Every year, I partake in a particularly evil tradition that most women enjoy and men secretly do too.  I speak of clothes shopping.  I relegate this dirty deed to only once a year, because at the end of 2 hours, I’m ready to join a nudist colony…Okay, not quite, but you get my point.

So what makes clothes shopping so evil in my book?
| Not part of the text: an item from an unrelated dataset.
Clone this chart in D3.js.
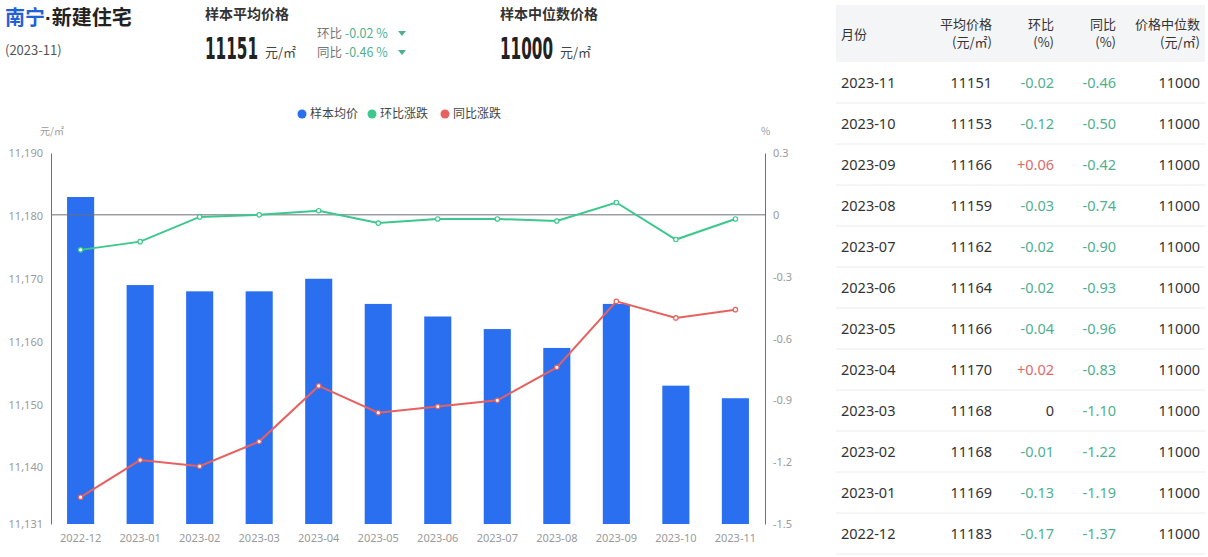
<!DOCTYPE html>
<html><head><meta charset="utf-8">
<script src="https://cdn.jsdelivr.net/npm/d3@7"></script>
<style>
body{margin:0;background:#fff;font-family:"Noto Sans CJK SC","Noto Sans",sans-serif;}
svg text{font-family:"Noto Sans CJK SC","Noto Sans",sans-serif;}
</style></head>
<body>
<svg id="c" width="1208" height="557"></svg>
<script>
const months = ["2022-12","2023-01","2023-02","2023-03","2023-04","2023-05","2023-06","2023-07","2023-08","2023-09","2023-10","2023-11"];
const avgPrice = [11183,11169,11168,11168,11170,11166,11164,11162,11159,11166,11153,11151];
const momChange = [-0.17,-0.13,-0.01,0,0.02,-0.04,-0.02,-0.02,-0.03,0.06,-0.12,-0.02];
const yoyChange = [-1.37,-1.19,-1.22,-1.10,-0.83,-0.96,-0.93,-0.90,-0.74,-0.42,-0.50,-0.46];
const medianPrice = [11000,11000,11000,11000,11000,11000,11000,11000,11000,11000,11000,11000];
const leftTicks = [11131,11140,11150,11160,11170,11180,11190];
const rightTicks = [-1.5,-1.2,-0.9,-0.6,-0.3,0,0.3];
const legendItems = ["样本均价","环比涨跌","同比涨跌"];

const C = {bar:"#2a6ff0", green:"#3cc88c", red:"#e8605f", axis:"#6e7079", tick:"#9a9a9a", up:"#e06a6a", down:"#4fb08f"};
const svg = d3.select("#c");

// header
const h = svg.append("g");
const t = h.append("text").attr("x",5).attr("y",25).attr("font-size",20).attr("font-weight","bold");
t.append("tspan").attr("fill","#1f62d6").text("南宁");
t.append("tspan").attr("fill","#222").style("font-family","'Liberation Sans',sans-serif").text("·");
t.append("tspan").attr("fill","#222").text("新建住宅");
h.append("text").attr("x",5).attr("y",55).attr("font-size",13).attr("fill","#555").text("(2023-11)");
h.append("text").attr("x",205).attr("y",19).attr("font-size",14).attr("font-weight","bold").attr("fill","#333").text("样本平均价格");
h.append("text").attr("x",500).attr("y",19).attr("font-size",14).attr("font-weight","bold").attr("fill","#333").text("样本中位数价格");
const big = (x,v)=>h.append("text").attr("transform",`translate(${x},59) scale(0.77,1.35)`).attr("font-size",22).attr("font-weight","bold")
  .attr("fill","#222").style("font-family","'DejaVu Sans Condensed','DejaVu Sans',sans-serif").text(v);
big(205, String(avgPrice[11]));
big(500, String(medianPrice[11]));
h.append("text").attr("x",265).attr("y",57).attr("font-size",13).attr("fill","#444").text("元/㎡");
h.append("text").attr("x",560).attr("y",57).attr("font-size",13).attr("fill","#444").text("元/㎡");
const chg = (y,label,v)=>{
  const tt = h.append("text").attr("x",317).attr("y",y).attr("font-size",12.5);
  tt.append("tspan").attr("fill","#777").text(label+" ");
  tt.append("tspan").attr("fill",C.down).text((v>0?"+":"")+v.toFixed(2)+" %");
  h.append("path").attr("d",`M${398},${y-7} L${406},${y-7} L${402},${y-2} Z`).attr("fill",C.down);
};
chg(38,"环比",momChange[11]);
chg(57,"同比",yoyChange[11]);

// chart
const L=51, R=765, T=153, B=524;
const x = d3.scaleBand().domain(months).range([L,R]).paddingInner(0.545).paddingOuter(0.27);
const yL = d3.scaleLinear().domain([11131,11190]).range([B,T]);
const yR = d3.scaleLinear().domain([-1.5,0.3]).range([B,T]);

svg.append("g").selectAll("rect").data(months).join("rect")
  .attr("x",d=>x(d)).attr("width",x.bandwidth())
  .attr("y",(d,i)=>yL(avgPrice[i])).attr("height",(d,i)=>B-yL(avgPrice[i]))
  .attr("fill",C.bar);

svg.append("line").attr("x1",L).attr("x2",R).attr("y1",yR(0)).attr("y2",yR(0)).attr("stroke",C.axis).attr("stroke-width",1);

const styleAxis = g=>{
  g.select(".domain").attr("stroke",C.axis);
  g.selectAll("text").attr("fill",C.tick).attr("font-size",11).style("font-family","'Liberation Sans Narrow','Noto Sans',sans-serif");
};
svg.append("g").attr("transform",`translate(${L},0)`)
  .call(d3.axisLeft(yL).tickValues(leftTicks).tickFormat(d3.format(",")).tickSize(0).tickPadding(8).tickSizeOuter(0))
  .call(styleAxis);
svg.append("g").attr("transform",`translate(${R},0)`)
  .call(d3.axisRight(yR).tickValues(rightTicks).tickFormat(d=>d===0?"0":String(d)).tickSize(0).tickPadding(8).tickSizeOuter(0))
  .call(styleAxis);
svg.append("g").attr("transform",`translate(0,${B})`)
  .call(d3.axisBottom(x).tickSize(0).tickPadding(10))
  .call(g=>g.select(".domain").remove())
  .call(styleAxis);

svg.append("text").attr("x",40).attr("y",135).attr("font-size",10).attr("fill",C.tick).text("元/㎡");
svg.append("text").attr("x",761).attr("y",135).attr("font-size",10).attr("fill",C.tick).text("%");

const cx = d=>x(d)+x.bandwidth()/2;
const drawLine=(vals,color)=>{
  const line = d3.line().x((d,i)=>cx(months[i])).y(d=>yR(d));
  svg.append("path").datum(vals).attr("d",line).attr("fill","none").attr("stroke",color).attr("stroke-width",2);
  svg.append("g").selectAll("circle").data(vals).join("circle")
    .attr("cx",(d,i)=>cx(months[i])).attr("cy",d=>yR(d)).attr("r",2.2)
    .attr("fill","#fff").attr("stroke",color).attr("stroke-width",1.2);
};
drawLine(momChange,C.green);
drawLine(yoyChange,C.red);

// legend
const lg = svg.append("g");
const lgx=[302,372,445], lgc=[C.bar,C.green,C.red];
legendItems.forEach((s,i)=>{
  lg.append("circle").attr("cx",lgx[i]).attr("cy",114).attr("r",4.5).attr("fill",lgc[i]);
  lg.append("text").attr("x",lgx[i]+8).attr("y",118).attr("font-size",12).attr("fill","#444").text(s);
});

// table
const tb = svg.append("g");
tb.append("rect").attr("x",836).attr("y",5).attr("width",369).attr("height",57).attr("fill","#f4f5f7");
const colR=[null,992,1054,1116,1200];
tb.append("text").attr("x",841).attr("y",39).attr("font-size",13).attr("fill","#333").text("月份");
const hdr=[["平均价格","(元/㎡)"],["环比","(%)"],["同比","(%)"],["价格中位数","(元/㎡)"]];
hdr.forEach((p,i)=>{
  tb.append("text").attr("x",colR[i+1]).attr("y",29).attr("text-anchor","end").attr("font-size",13).attr("fill","#333").text(p[0]);
  tb.append("text").attr("x",colR[i+1]).attr("y",47).attr("text-anchor","end").attr("font-size",13).attr("fill","#333").text(p[1]);
});
const rowH=41, row0=62;
const idx = d3.range(months.length).reverse();
const fmt=v=>v===0?"0":(v>0?"+":"")+v.toFixed(2);
const col=v=>v>0?C.up:(v<0?C.down:"#333");
idx.forEach((k,r)=>{
  const yc=row0+r*rowH+rowH/2+5;
  tb.append("line").attr("x1",836).attr("x2",1205).attr("y1",row0+(r+1)*rowH).attr("y2",row0+(r+1)*rowH).attr("stroke","#ececec");
  const txt=(xx,s,c,anchor)=>tb.append("text").attr("x",xx).attr("y",yc).attr("font-size",14.5).attr("fill",c)
    .attr("text-anchor",anchor).style("font-family","'Noto Sans',sans-serif").text(s);
  txt(841,months[k],"#333","start");
  txt(colR[1],String(avgPrice[k]),"#333","end");
  txt(colR[2],fmt(momChange[k]),col(momChange[k]),"end");
  txt(colR[3],fmt(yoyChange[k]),col(yoyChange[k]),"end");
  txt(colR[4],String(medianPrice[k]),"#333","end");
});
</script>
</body></html>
  1. Everything is all the same or gothic.
  2. It’s unattractive. Just when I think that fashions could not be any less attractive, I stumble upon some that are so hideous, they make the even the 80’s big socks, pink tights, baggy shirts and huge crimped hair look appealing.
  3. It’s not the Goodwill prices I normally like to pay—Hello, my name is Anna and I’m a total cheapo (Hi, Anna). I used to find really great outfits back in the days of my Hotlanta Goodwill, but here in Amish country, denim jumpers embroidered with colorful cows are not my style.
  4.  It takes a whole lot of time to weed through the stuff that all looks the same anyway.
  5. There is no in-between.  There are the mid-life stores, and the teeny-bopper stores.  I’m neither one and both.  I like low-rise pants but not too tight.  I like simple, classy blouses.  Not risqué, not fringed.  Just plain.
  6.  The stores play annoying music.
  7.  IF, I happen to find something I like, the chances are, it will not fit.  The arms and legs are too short, the waist to big, and the shoulders to tight.  Yes, I think I’m more closely related to the primate than most.

The solution?
Like every entrepreneur I’ve ever heard of, they see a market that’s not meeting a certain need and fill it.  So, I will name my brand, Tall and Skinny: unabashedly politically incorrect.